● **WORK TO BE COMPLETED**
Copy exactly the lines from the beginning of the data down to and including the line holding "hatch(ORANGE), repeat: 'repeat'", without any pictures.

+++

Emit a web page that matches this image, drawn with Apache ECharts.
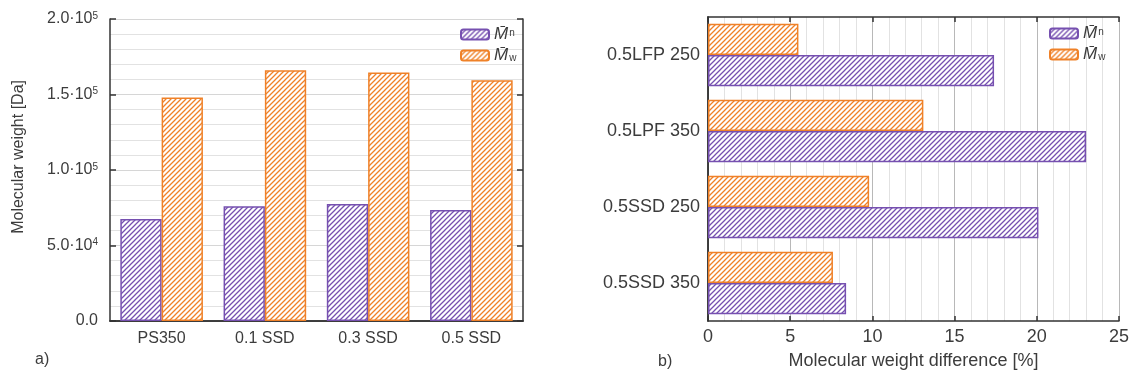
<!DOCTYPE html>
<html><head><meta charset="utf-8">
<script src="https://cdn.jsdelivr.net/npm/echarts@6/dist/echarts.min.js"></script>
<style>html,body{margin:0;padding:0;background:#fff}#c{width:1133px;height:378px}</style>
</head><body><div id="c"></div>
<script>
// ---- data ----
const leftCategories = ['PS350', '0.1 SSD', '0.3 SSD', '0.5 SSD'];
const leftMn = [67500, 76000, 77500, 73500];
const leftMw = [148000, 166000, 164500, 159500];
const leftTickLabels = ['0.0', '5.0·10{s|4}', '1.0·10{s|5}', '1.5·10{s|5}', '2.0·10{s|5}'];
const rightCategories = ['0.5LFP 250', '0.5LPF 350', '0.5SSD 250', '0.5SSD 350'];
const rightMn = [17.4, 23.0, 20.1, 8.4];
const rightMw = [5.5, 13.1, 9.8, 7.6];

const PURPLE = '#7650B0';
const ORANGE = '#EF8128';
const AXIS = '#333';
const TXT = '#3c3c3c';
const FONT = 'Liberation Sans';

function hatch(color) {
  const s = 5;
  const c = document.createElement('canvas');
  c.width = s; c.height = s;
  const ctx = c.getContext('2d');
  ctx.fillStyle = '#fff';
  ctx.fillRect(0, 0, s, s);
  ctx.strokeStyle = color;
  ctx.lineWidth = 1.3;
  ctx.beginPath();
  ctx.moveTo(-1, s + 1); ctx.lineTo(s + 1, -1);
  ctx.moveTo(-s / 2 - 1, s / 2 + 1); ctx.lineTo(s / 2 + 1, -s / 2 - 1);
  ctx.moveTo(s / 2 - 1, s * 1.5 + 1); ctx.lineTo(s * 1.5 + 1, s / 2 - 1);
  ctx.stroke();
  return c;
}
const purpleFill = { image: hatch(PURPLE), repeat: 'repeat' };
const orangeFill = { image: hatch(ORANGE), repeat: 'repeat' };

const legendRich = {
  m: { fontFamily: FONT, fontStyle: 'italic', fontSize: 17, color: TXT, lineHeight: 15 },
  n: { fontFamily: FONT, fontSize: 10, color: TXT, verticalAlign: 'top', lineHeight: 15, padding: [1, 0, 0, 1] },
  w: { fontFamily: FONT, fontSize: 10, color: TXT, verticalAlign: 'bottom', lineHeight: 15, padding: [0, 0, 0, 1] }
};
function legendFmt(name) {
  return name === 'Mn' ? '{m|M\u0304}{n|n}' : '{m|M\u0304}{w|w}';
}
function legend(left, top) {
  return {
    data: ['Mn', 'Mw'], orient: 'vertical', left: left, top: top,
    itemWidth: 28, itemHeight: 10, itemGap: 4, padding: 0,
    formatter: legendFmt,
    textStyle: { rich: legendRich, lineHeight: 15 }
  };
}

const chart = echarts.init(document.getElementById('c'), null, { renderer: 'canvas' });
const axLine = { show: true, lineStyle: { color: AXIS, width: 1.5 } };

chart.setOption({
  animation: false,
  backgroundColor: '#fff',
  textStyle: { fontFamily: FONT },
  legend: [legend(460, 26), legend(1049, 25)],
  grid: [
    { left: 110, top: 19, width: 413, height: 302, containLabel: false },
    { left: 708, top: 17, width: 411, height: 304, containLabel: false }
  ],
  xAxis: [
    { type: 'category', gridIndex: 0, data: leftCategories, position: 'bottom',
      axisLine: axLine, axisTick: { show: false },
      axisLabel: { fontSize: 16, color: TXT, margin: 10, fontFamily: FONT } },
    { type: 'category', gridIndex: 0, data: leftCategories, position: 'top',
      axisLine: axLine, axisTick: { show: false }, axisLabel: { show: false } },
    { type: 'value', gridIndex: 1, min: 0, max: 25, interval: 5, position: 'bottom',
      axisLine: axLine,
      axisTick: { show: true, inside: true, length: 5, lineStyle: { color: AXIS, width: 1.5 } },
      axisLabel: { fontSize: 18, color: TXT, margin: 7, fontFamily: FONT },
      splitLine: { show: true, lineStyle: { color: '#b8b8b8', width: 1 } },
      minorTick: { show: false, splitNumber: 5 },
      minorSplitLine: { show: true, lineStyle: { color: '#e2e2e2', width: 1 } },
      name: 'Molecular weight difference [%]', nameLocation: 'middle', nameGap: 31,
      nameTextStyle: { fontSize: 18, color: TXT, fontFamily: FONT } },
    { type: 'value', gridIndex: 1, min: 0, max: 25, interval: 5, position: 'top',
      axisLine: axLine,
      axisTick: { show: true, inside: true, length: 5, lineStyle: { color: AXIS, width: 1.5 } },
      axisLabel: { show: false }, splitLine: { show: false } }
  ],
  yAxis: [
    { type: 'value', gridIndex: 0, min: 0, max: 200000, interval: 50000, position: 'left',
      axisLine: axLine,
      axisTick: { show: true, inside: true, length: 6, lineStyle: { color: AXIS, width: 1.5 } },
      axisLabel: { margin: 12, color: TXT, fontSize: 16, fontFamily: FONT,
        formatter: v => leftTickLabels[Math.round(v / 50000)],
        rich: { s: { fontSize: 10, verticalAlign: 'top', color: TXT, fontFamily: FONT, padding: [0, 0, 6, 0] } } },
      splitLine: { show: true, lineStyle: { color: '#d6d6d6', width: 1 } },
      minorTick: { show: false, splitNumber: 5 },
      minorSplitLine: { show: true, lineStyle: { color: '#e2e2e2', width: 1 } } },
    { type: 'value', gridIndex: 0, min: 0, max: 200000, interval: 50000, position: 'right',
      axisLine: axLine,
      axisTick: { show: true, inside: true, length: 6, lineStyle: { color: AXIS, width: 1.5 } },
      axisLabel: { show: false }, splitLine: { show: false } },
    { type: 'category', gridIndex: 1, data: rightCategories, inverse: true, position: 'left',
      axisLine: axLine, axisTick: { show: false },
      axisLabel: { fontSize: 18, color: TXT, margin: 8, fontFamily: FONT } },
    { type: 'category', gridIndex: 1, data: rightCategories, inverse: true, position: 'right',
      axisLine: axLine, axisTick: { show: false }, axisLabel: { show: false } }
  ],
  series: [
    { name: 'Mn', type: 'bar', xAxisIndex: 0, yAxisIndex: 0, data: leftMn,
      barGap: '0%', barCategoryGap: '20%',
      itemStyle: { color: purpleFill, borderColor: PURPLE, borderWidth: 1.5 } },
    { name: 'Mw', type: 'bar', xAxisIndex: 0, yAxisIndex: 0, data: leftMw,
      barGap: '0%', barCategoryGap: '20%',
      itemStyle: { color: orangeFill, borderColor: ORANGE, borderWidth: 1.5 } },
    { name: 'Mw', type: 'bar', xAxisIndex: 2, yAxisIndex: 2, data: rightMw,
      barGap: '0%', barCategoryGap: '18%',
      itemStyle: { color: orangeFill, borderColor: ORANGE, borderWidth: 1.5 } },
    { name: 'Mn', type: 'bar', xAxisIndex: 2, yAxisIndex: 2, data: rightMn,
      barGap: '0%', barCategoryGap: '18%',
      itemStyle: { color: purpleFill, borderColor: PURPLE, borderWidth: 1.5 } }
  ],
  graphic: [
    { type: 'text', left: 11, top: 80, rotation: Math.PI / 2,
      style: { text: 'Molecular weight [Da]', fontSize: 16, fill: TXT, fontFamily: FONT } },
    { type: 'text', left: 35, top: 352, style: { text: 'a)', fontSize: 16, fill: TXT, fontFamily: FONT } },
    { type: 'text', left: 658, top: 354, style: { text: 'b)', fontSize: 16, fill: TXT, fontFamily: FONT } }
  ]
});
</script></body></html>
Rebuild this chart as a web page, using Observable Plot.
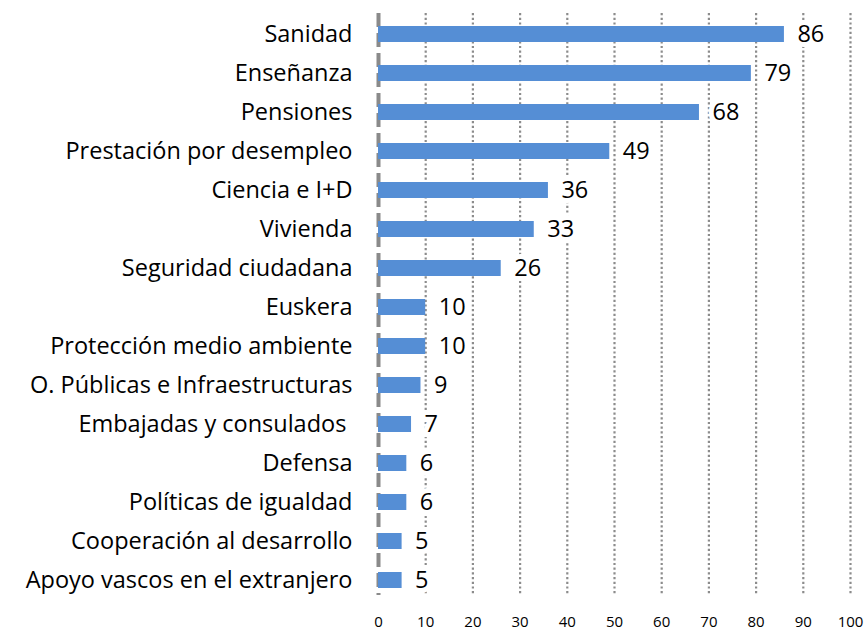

+++

● **WRITTEN ANSWER**
Emit a web page that matches this image, drawn with Apache ECharts.
<!DOCTYPE html>
<html><head><meta charset="utf-8">
<script src="https://cdn.jsdelivr.net/npm/echarts@6/dist/echarts.min.js"></script>
<style>html,body{margin:0;padding:0;background:#fff}#c{width:1133px;height:378px}</style>
</head><body><div id="c"></div>
<script>
// ---- data ----
const leftCategories = ['PS350', '0.1 SSD', '0.3 SSD', '0.5 SSD'];
const leftMn = [67500, 76000, 77500, 73500];
const leftMw = [148000, 166000, 164500, 159500];
const leftTickLabels = ['0.0', '5.0·10{s|4}', '1.0·10{s|5}', '1.5·10{s|5}', '2.0·10{s|5}'];
const rightCategories = ['0.5LFP 250', '0.5LPF 350', '0.5SSD 250', '0.5SSD 350'];
const rightMn = [17.4, 23.0, 20.1, 8.4];
const rightMw = [5.5, 13.1, 9.8, 7.6];

const PURPLE = '#7650B0';
const ORANGE = '#EF8128';
const AXIS = '#333';
const TXT = '#3c3c3c';
const FONT = 'Liberation Sans';

function hatch(color) {
  const s = 5;
  const c = document.createElement('canvas');
  c.width = s; c.height = s;
  const ctx = c.getContext('2d');
  ctx.fillStyle = '#fff';
  ctx.fillRect(0, 0, s, s);
  ctx.strokeStyle = color;
  ctx.lineWidth = 1.3;
  ctx.beginPath();
  ctx.moveTo(-1, s + 1); ctx.lineTo(s + 1, -1);
  ctx.moveTo(-s / 2 - 1, s / 2 + 1); ctx.lineTo(s / 2 + 1, -s / 2 - 1);
  ctx.moveTo(s / 2 - 1, s * 1.5 + 1); ctx.lineTo(s * 1.5 + 1, s / 2 - 1);
  ctx.stroke();
  return c;
}
const purpleFill = { image: hatch(PURPLE), repeat: 'repeat' };
const orangeFill = { image: hatch(ORANGE), repeat: 'repeat' };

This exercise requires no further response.